The US dollar dropped for a second day on Thursday as investors booked profits from its precipitous rise in November, sending other major currencies higher. The dollar fell against the euro, yen and Swiss franc, but analysts remained bullish on the longer-term view of the greenback. "It's just a bit of profit-taking," said Juan Perez, foreign currency trader at Tempus Consulting. "The one thing that's inevitable is for the dollar to rise."
The US dollar has risen nearly 3.0 percent against the euro so far in November after a stronger-than-expected US jobs report October 28 bolstered the case for a Federal Reserve interest-rate hike in December. That has pushed traders to back short-term trades on the euro. Latest data from the Commodity Futures Trading Commission showed short euro positions among speculators in futures markets were at their highest since June.
The dollar fell 0.34 percent against the euro to $1.0778 per euro and was down 0.25 percent against the Swiss franc at 1.0018 francs. The dollar index also fell 0.3 percent to 98.706. The dollar slipped 0.14 percent against the yen to 122.65 yen. Perez pointed to political instability in Portugal, Greece and Spain as well as comments from European Central Bank President Mario Draghi that suggested the bank was open to more easing in the euro zone next month as indicators that Thursday's dollar losses were likely short-lived.

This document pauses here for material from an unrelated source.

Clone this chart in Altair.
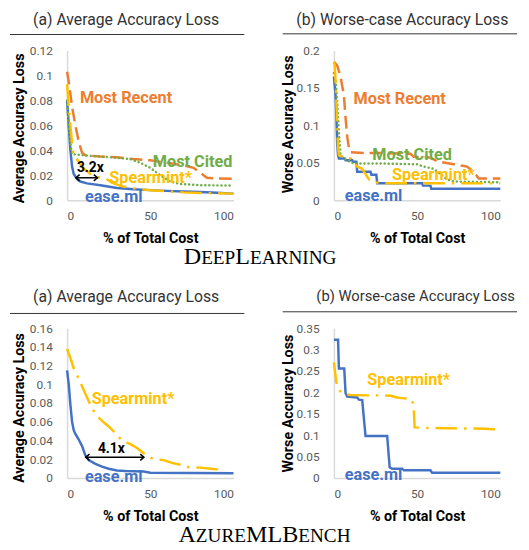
import altair as alt
import pandas as pd

# ---------------- data ----------------
x_ticks = [0, 50, 100]
dl_avg_ticks = [0, 0.02, 0.04, 0.06, 0.08, 0.1, 0.12]
dl_worst_ticks = [0, 0.05, 0.1, 0.15, 0.2]
az_avg_ticks = [0, 0.02, 0.04, 0.06, 0.08, 0.1, 0.12, 0.14, 0.16]
az_worst_ticks = [0, 0.05, 0.1, 0.15, 0.2, 0.25, 0.3, 0.35]

# DeepLearning - average accuracy loss
dl_avg_ease_x = [0, 1, 2, 3, 4, 6, 8, 12, 20, 30, 40, 50, 60, 70, 80, 90, 100]
dl_avg_ease_y = [0.08, 0.06, 0.04, 0.027, 0.021, 0.017, 0.015, 0.0135, 0.012, 0.0098, 0.0088, 0.0081, 0.0075, 0.007, 0.0066, 0.006, 0.0053]
dl_avg_recent_x = [0, 1, 2, 3, 5, 7, 9, 11, 20, 30, 40, 50, 60, 70, 76, 80, 84, 90, 100]
dl_avg_recent_y = [0.103, 0.095, 0.085, 0.075, 0.06, 0.047, 0.038, 0.036, 0.035, 0.0345, 0.033, 0.032, 0.03, 0.028, 0.026, 0.022, 0.018, 0.0175, 0.0172]
dl_avg_cited_x = [0, 1, 2, 3, 10, 20, 30, 38, 44, 50, 56, 62, 68, 80, 100]
dl_avg_cited_y = [0.08, 0.06, 0.045, 0.037, 0.036, 0.035, 0.034, 0.033, 0.03, 0.026, 0.02, 0.015, 0.013, 0.012, 0.0118]
dl_avg_spear_x = [0, 1, 2, 3, 4, 7, 10, 14, 18, 23, 27, 32, 40, 50, 60, 70, 80, 90, 100]
dl_avg_spear_y = [0.093, 0.075, 0.06, 0.045, 0.036, 0.031, 0.0255, 0.021, 0.0185, 0.0176, 0.014, 0.0115, 0.0095, 0.008, 0.0072, 0.0063, 0.0058, 0.0056, 0.0053]

# DeepLearning - worse-case accuracy loss
dl_worst_ease_x = [0, 1, 1.5, 2, 2.5, 3, 6.5, 7, 11, 11.5, 13.5, 14, 22, 22.5, 25.5, 26, 53, 53.5, 58, 58.5, 100]
dl_worst_ease_y = [0.165, 0.14, 0.11, 0.075, 0.06, 0.0557, 0.0557, 0.0535, 0.0535, 0.0513, 0.0513, 0.038, 0.038, 0.034, 0.034, 0.0228, 0.0228, 0.0195, 0.0195, 0.0152, 0.0152]
dl_worst_recent_x = [0, 2, 4, 6, 7, 8, 9, 10, 20, 30, 46, 48, 58, 62, 72, 80, 84, 87, 100]
dl_worst_recent_y = [0.185, 0.18, 0.165, 0.14, 0.11, 0.085, 0.07, 0.064, 0.063, 0.063, 0.062, 0.058, 0.057, 0.052, 0.048, 0.045, 0.038, 0.029, 0.029]
dl_worst_cited_x = [0, 1, 2, 3, 4, 6, 9, 12, 30, 50, 54, 60, 64, 68, 72, 100]
dl_worst_cited_y = [0.17, 0.16, 0.13, 0.09, 0.06, 0.056, 0.052, 0.049, 0.049, 0.048, 0.045, 0.042, 0.035, 0.028, 0.025, 0.024]
dl_worst_spear_x = [0, 0.5, 1, 1.5, 2, 2.5, 3, 6, 10, 12, 14, 17, 19, 21, 24, 28, 100]
dl_worst_spear_y = [0.185, 0.18, 0.16, 0.13, 0.1, 0.07, 0.06, 0.058, 0.056, 0.05, 0.045, 0.042, 0.035, 0.028, 0.024, 0.0228, 0.0225]

# AzureMLBench - average accuracy loss
az_avg_ease_x = [0, 1, 2, 3, 4, 5, 7, 9, 10, 11, 13, 17, 21, 25, 30, 35, 46, 50, 100]
az_avg_ease_y = [0.115, 0.1, 0.078, 0.06, 0.051, 0.047, 0.041, 0.034, 0.029, 0.024, 0.019, 0.015, 0.012, 0.0098, 0.008, 0.0074, 0.0068, 0.0055, 0.005]
az_avg_spear_x = [0, 2, 4, 7, 9, 11, 13, 17, 21, 25, 29, 33, 38, 42, 47, 52, 58, 63, 68, 74, 80, 88, 93]
az_avg_spear_y = [0.138, 0.128, 0.117, 0.106, 0.098, 0.09, 0.082, 0.068, 0.061, 0.055, 0.048, 0.04, 0.036, 0.032, 0.025, 0.02, 0.019, 0.016, 0.014, 0.011, 0.011, 0.0095, 0.0088]

# AzureMLBench - worse-case accuracy loss
az_worst_ease_x = [0, 2.5, 3, 6.2, 7, 8, 14, 15, 17, 19, 32, 33.5, 35, 41, 42, 58, 59, 100]
az_worst_ease_y = [0.323, 0.323, 0.256, 0.256, 0.198, 0.19, 0.188, 0.183, 0.182, 0.098, 0.098, 0.025, 0.0215, 0.0215, 0.0177, 0.0177, 0.012, 0.012]
az_worst_spear_x = [0, 1.5, 3.5, 6, 10, 20, 28, 34, 38, 42, 46, 47.5, 48, 48.5, 55, 70, 90, 100]
az_worst_spear_y = [0.27, 0.222, 0.204, 0.196, 0.194, 0.193, 0.193, 0.192, 0.188, 0.186, 0.185, 0.175, 0.16, 0.118, 0.117, 0.116, 0.115, 0.113]

# ---------------- styles ----------------
FONT = "Roboto"
SERIF = "Liberation Serif"
BLUE, ORANGE, GREEN, YELLOW = "#4472C4", "#ED7D31", "#70AD47", "#FFC000"
W, H = 169, 152
LBL = 16.5
STYLE = {
    "ease.ml": dict(color=BLUE, strokeWidth=2.5),
    "Most Recent": dict(color=ORANGE, strokeWidth=2.5, strokeDash=[13, 6]),
    "Most Cited": dict(color=GREEN, strokeWidth=2.5, strokeDash=[0.1, 4], strokeCap="round"),
    "Spearmint*": dict(color=YELLOW, strokeWidth=2.5, strokeDash=[22, 7, 2.5, 7]),
}
ORDER = ["ease.ml", "Most Recent", "Most Cited", "Spearmint*"]

# Times / Liberation Serif advance widths (per 1000 em) for the small-caps row labels
TW = {'A': 722, 'B': 667, 'C': 667, 'D': 722, 'E': 611, 'G': 722, 'H': 722, 'I': 333,
      'L': 611, 'M': 889, 'N': 722, 'P': 556, 'R': 667, 'U': 722, 'Z': 611}


def small_caps(word, cx, baseline, big=24.5, small=19.5):
    pieces = []
    for ch in word:
        size = big if ch.isupper() else small
        if pieces and pieces[-1][1] == size:
            pieces[-1][0] += ch.upper()
        else:
            pieces.append([ch.upper(), size])
    widths = [sum(TW[c] for c in t) * s / 1000 for t, s in pieces]
    x = cx - sum(widths) / 2
    layers = []
    for (t, s), w in zip(pieces, widths):
        layers.append(
            alt.Chart(pd.DataFrame({"t": [t]})).mark_text(
                align="left", baseline="alphabetic", font=SERIF, fontSize=s, color="black"
            ).encode(x=alt.value(x), y=alt.value(baseline), text="t:N")
        )
        x += w
    return layers


def panel(series, y_ticks, y_title, ytitle_xy, xtitle_y, title, title_xy, title_size, rule, labels,
          arrow=None, row=None):
    rows = []
    for name, (xs, ys) in series.items():
        rows += [{"x": a, "y": b, "s": name} for a, b in zip(xs, ys)]
    df = pd.DataFrame(rows)
    x_enc = alt.X("x:Q", scale=alt.Scale(domain=[0, 100], nice=False),
                  axis=alt.Axis(values=x_ticks, title="% of Total Cost", titleX=W / 2, titleY=xtitle_y,
                                labelOverlap=False))
    y_enc = alt.Y("y:Q", scale=alt.Scale(domain=[0, y_ticks[-1]], nice=False),
                  axis=alt.Axis(values=y_ticks, format=".3~g", title=y_title, labelOverlap=False,
                                labelBound=False, labelFlush=False,
                                titleX=ytitle_xy[0], titleY=ytitle_xy[1]))
    layers = []
    for name in ORDER:
        if name in series:
            layers.append(
                alt.Chart(df).transform_filter(alt.datum.s == name)
                .mark_line(**STYLE[name]).encode(x=x_enc, y=y_enc)
            )
    for text, lx, ly, color, align, size in labels:
        layers.append(
            alt.Chart(pd.DataFrame({"x": [lx], "y": [ly], "t": [text]})).mark_text(
                align=align, baseline="middle", font=FONT, fontWeight="bold",
                fontSize=size, color=color
            ).encode(x=x_enc, y=y_enc, text="t:N")
        )
    if arrow:
        a, b, v = arrow
        layers.append(
            alt.Chart(pd.DataFrame({"x": [a], "x2": [b], "y": [v]}))
            .mark_rule(color="black", strokeWidth=1.5)
            .encode(x=x_enc, x2="x2:Q", y=y_enc)
        )
        for px, shp in ((a, "M1.2,-1L0,0L1.2,1"), (b, "M-1.2,-1L0,0L-1.2,1")):
            layers.append(
                alt.Chart(pd.DataFrame({"x": [px], "y": [v]})).mark_point(
                    shape=shp, size=40, filled=False, color="black", strokeWidth=1.5, opacity=1
                ).encode(x=x_enc, y=y_enc)
            )
    layers.append(
        alt.Chart(pd.DataFrame({"t": [title]})).mark_text(
            align="center", baseline="middle", font=FONT, fontSize=title_size, color="#333333"
        ).encode(x=alt.value(title_xy[0]), y=alt.value(title_xy[1]), text="t:N")
    )
    layers.append(
        alt.Chart(pd.DataFrame({"k": [0]})).mark_rule(color="#333333", strokeWidth=1)
        .encode(x=alt.value(rule[0]), x2=alt.value(rule[1]), y=alt.value(rule[2]))
    )
    if row:
        layers += small_caps(*row)
    return alt.layer(*layers).properties(width=W, height=H)


tl = panel(
    {"ease.ml": (dl_avg_ease_x, dl_avg_ease_y), "Most Recent": (dl_avg_recent_x, dl_avg_recent_y),
     "Most Cited": (dl_avg_cited_x, dl_avg_cited_y), "Spearmint*": (dl_avg_spear_x, dl_avg_spear_y)},
    dl_avg_ticks, "Average Accuracy Loss", (-48, 78.5), 38.5,
    "(a) Average Accuracy Loss", (60, -31), 16, (-58, 180, -16.3),
    [("Most Recent", 7.7, 0.0816, ORANGE, "left", LBL),
     ("Most Cited", 51.5, 0.0308, GREEN, "left", LBL),
     ("Spearmint*", 25.4, 0.0176, YELLOW, "left", LBL),
     ("ease.ml", 10.7, 0.0024, BLUE, "left", LBL),
     ("3.2x", 5.9, 0.026, "black", "left", 14)],
    arrow=(5.3, 18.3, 0.018), row=("DeepLearning", 196, 216.5),
)
tr = panel(
    {"ease.ml": (dl_worst_ease_x, dl_worst_ease_y), "Most Recent": (dl_worst_recent_x, dl_worst_recent_y),
     "Most Cited": (dl_worst_cited_x, dl_worst_cited_y), "Spearmint*": (dl_worst_spear_x, dl_worst_spear_y)},
    dl_worst_ticks, "Worse Accuracy Loss", (-46, 74.5), 38.5,
    "(b) Worse-case Accuracy Loss", (69.5, -31), 16, (-52, 186, -17),
    [("Most Recent", 11.8, 0.1355, ORANGE, "left", LBL),
     ("Most Cited", 23.1, 0.0605, GREEN, "left", LBL),
     ("Spearmint*", 34.9, 0.0342, YELLOW, "left", LBL),
     ("ease.ml", 6.5, 0.0053, BLUE, "left", LBL)],
)
bl = panel(
    {"ease.ml": (az_avg_ease_x, az_avg_ease_y), "Spearmint*": (az_avg_spear_x, az_avg_spear_y)},
    az_avg_ticks, "Average Accuracy Loss", (-48, 80.5), 39,
    "(a) Average Accuracy Loss", (60, -32), 16, (-58, 180, -15),
    [("Spearmint*", 14.8, 0.0842, YELLOW, "left", LBL),
     ("ease.ml", 10.7, 0.001, BLUE, "left", LBL),
     ("4.1x", 26.6, 0.0305, "black", "center", 14)],
    arrow=(11.2, 46.2, 0.0221), row=("AzureMLBench", 200.5, 217),
)
br = panel(
    {"ease.ml": (az_worst_ease_x, az_worst_ease_y), "Spearmint*": (az_worst_spear_x, az_worst_spear_y)},
    az_worst_ticks, "Worse Accuracy Loss", (-46, 76), 39,
    "(b) Worse-case Accuracy Loss", (83, -33), 15, (-52, 186, -16.7),
    [("Spearmint*", 20.1, 0.228, YELLOW, "left", LBL),
     ("ease.ml", 6.5, 0.0069, BLUE, "left", LBL)],
)

chart = alt.concat(
    tl, tr, bl, br, columns=2, spacing={"row": 130, "column": 102}, bounds="flush"
).properties(
    autosize=alt.AutoSizeParams(type="none"),
    padding={"left": 60, "top": 39, "right": 461, "bottom": 503},
).configure_view(stroke=None).configure_axis(
    domainColor="#d9d9d9", domainWidth=1.5, ticks=False, grid=False, labelOverlap=False,
    labelFont=FONT, labelFontSize=12, labelColor="#595959",
    titleFont=FONT, titleFontSize=14.5, titleFontWeight="bold", titleColor="black",
).configure_axisX(labelPadding=11, titleBaseline="middle", titleAlign="center").configure_axisY(
    labelPadding=15, titleAngle=270, titleBaseline="middle", titleAlign="center"
)

chart.save("out.html", embed_options={"renderer": "svg", "actions": False})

Further illustrating the divergence between the US and euro zone's respective positions, the gap between US and German five-year yields rose to 181 basis points, the highest since 1999. The biggest mover against the US dollar was the Australian dollar, which was buoyed by a surprising jobs report that showed the country's economy created 58,600 jobs last month and knocked 0.3 percentage points off its unemployment rate. The Aussie at one point was 1.1 percent higher versus the dollar in overnight trading. It was last up 0.8 percent at $0.7118.